Alternatively, if the HRA provides for a broader range of reimbursements, the HRA will be integrated with a group health plan if:
- The employer offers a group health plan that provides minimum value;
- The employee receiving the HRA is actually enrolled in the group health plan providing minimum value (regardless of whether the employer sponsors the plan); and
- The HRA is available only to employees who are actually enrolled in the non-HRA minimum value group coverage.
Under either integration method, the terms of the HRA must permit an employee (current or former) to permanently opt out of and waive future reimbursement for the HRA at least annually and upon termination of employment, either the remaining HRA amounts are forfeited or the employee is permitted to permanently opt out of and waive future reimbursements from the HRA. This opt-out feature is needed so as not to preclude the former employee’s ability to claim a premium tax credit through the Exchange.
Nonetheless, upon a loss of coverage under a group health plan, an employee may continue to use the amounts remaining in the integrated HRA for reimbursement of eligible medical expenses in accordance with the terms of the HRA without triggering a failure under the market reforms.

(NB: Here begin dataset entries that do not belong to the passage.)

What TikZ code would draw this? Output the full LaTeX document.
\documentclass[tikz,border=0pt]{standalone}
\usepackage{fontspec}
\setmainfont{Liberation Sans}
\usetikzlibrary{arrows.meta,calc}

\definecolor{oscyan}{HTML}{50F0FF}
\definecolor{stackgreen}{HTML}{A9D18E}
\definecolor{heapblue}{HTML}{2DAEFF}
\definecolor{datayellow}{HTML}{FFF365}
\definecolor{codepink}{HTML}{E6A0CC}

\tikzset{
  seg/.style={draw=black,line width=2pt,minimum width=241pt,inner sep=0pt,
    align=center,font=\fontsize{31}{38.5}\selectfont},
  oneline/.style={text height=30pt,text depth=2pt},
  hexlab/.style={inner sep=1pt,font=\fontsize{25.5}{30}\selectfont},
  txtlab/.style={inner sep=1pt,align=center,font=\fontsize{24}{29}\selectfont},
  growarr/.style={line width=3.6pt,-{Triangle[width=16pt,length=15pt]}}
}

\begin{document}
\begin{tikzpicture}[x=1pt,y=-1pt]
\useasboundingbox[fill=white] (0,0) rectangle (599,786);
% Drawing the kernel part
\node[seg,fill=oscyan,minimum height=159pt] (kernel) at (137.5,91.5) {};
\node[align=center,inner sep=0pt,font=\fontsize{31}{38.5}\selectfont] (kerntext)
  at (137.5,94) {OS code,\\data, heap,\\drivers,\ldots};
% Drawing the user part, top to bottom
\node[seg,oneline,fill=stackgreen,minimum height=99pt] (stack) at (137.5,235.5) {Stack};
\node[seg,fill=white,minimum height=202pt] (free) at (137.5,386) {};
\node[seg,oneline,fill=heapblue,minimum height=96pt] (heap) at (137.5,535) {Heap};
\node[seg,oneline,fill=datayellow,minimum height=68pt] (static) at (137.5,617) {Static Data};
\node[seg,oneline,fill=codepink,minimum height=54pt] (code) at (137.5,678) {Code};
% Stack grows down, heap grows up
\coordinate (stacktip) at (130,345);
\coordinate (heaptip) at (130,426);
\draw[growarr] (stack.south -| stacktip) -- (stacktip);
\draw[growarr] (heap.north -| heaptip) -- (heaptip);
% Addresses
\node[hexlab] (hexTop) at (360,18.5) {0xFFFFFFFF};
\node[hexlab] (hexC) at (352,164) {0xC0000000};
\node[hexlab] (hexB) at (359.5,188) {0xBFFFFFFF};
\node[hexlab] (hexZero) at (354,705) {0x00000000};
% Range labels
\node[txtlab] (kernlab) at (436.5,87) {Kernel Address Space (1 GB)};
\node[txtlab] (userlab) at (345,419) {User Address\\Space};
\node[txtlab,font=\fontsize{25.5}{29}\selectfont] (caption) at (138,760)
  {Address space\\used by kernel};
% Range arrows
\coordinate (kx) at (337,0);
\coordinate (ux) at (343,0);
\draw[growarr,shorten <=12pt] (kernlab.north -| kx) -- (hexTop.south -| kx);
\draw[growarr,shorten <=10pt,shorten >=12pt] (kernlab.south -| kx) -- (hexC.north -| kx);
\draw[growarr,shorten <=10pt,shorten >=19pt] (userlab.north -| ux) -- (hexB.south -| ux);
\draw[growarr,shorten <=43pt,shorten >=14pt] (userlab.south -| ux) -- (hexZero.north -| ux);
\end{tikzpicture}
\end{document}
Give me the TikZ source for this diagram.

In order to comply with the new HRA integration rules, plan amendments may be required before the start of plan years beginning on or after January 1, 2014, when the Notice generally takes effect.
Health Flexible Spending Accounts
Interim final regulations include an exemption from the Annual Dollar Limit Prohibition for health FSAs. The Notice clarifies that the exemption applies only if the health FSA is offered through a cafeteria plan. Consequently, any health FSA that is not offered through a cafeteria plan will be subject to the Annual Dollar Limit Prohibition and by its design will fail to comply. However, a health FSA will still be subject to the Preventive Services Requirement unless the health FSA is an excepted benefit (i.e., the maximum benefits cannot exceed two times the participant’s salary reduction election, and the employer also makes major group health coverage available). An employer health FSA that does not qualify as excepted benefits is not considered integrated with a group health plan and will fail the Preventive Services Requirement by design. The Departments are considering whether an HRA may be treated as a health FSA for purposes of exclusion from the Annual Dollar Limit Prohibition but even such treatment would not relieve the HRA from other ACA requirements, namely the Preventive Services Requirement, which the HRA would fail if not already integrated with a group health plan. This same analysis applies even if the HRA reimburses only premiums.
Employee Assistance Programs
Benefits under an employee assistance program (“EAP”) will be considered excepted benefits only if the EAP does not provide significant benefits in the nature of medical care or treatment. Until final rulemaking, employers can use a reasonable, good faith interpretation as to what constitutes significant medical benefits.
This guidance essentially puts an end to stand-alone HRAs and to health FSAs offered outside of a cafeteria plan. Although an HRA with fewer than two participants who are current employees on the first day of the plan year (i.e., retiree-only HRA) is an excepted benefit and exempt from the ACA market reforms, retiree-participants are not left unscathed. The Notice confirms that a stand-alone HRA reimbursing retirees for the purchase of individual health insurance coverage would still be considered minimum essential coverage. Consequently, a retiree covered under the stand-alone HRA would not be eligible for a premium tax credit on the Exchange for any month in which funds are retained in the HRA (even during periods of time after the employer has ceased making contributions).